### Problem to work on
Present the following data again exactly as it is shown.

### Records to process
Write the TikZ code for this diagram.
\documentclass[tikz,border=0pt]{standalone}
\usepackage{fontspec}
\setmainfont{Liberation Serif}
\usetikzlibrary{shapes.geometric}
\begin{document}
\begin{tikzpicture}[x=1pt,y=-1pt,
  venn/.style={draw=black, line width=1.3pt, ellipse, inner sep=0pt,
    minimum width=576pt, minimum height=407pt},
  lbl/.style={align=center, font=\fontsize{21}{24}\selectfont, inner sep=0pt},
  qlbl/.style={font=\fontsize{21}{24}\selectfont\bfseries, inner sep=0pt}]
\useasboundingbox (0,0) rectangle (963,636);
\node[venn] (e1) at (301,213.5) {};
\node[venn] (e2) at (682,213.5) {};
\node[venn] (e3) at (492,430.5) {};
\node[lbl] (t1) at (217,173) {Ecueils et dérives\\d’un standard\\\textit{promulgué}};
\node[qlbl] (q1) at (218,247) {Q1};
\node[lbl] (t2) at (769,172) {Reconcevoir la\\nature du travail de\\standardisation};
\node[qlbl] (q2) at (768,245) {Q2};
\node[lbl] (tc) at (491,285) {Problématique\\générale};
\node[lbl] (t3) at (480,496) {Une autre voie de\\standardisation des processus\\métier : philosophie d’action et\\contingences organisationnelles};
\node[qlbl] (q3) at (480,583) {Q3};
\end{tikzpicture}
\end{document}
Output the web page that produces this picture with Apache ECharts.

### Answer to this task
Write the TikZ code for this diagram.
\documentclass[tikz,border=0pt]{standalone}
\usepackage{fontspec}
\setmainfont{Liberation Serif}
\usetikzlibrary{shapes.geometric}
\begin{document}
\begin{tikzpicture}[x=1pt,y=-1pt,
  venn/.style={draw=black, line width=1.3pt, ellipse, inner sep=0pt,
    minimum width=576pt, minimum height=407pt},
  lbl/.style={align=center, font=\fontsize{21}{24}\selectfont, inner sep=0pt},
  qlbl/.style={font=\fontsize{21}{24}\selectfont\bfseries, inner sep=0pt}]
\useasboundingbox (0,0) rectangle (963,636);
\node[venn] (e1) at (301,213.5) {};
\node[venn] (e2) at (682,213.5) {};
\node[venn] (e3) at (492,430.5) {};
\node[lbl] (t1) at (217,173) {Ecueils et dérives\\d’un standard\\\textit{promulgué}};
\node[qlbl] (q1) at (218,247) {Q1};
\node[lbl] (t2) at (769,172) {Reconcevoir la\\nature du travail de\\standardisation};
\node[qlbl] (q2) at (768,245) {Q2};
\node[lbl] (tc) at (491,285) {Problématique\\générale};
\node[lbl] (t3) at (480,496) {Une autre voie de\\standardisation des processus\\métier : philosophie d’action et\\contingences organisationnelles};
\node[qlbl] (q3) at (480,583) {Q3};
\end{tikzpicture}
\end{document}
Output the web page that produces this picture with Apache ECharts.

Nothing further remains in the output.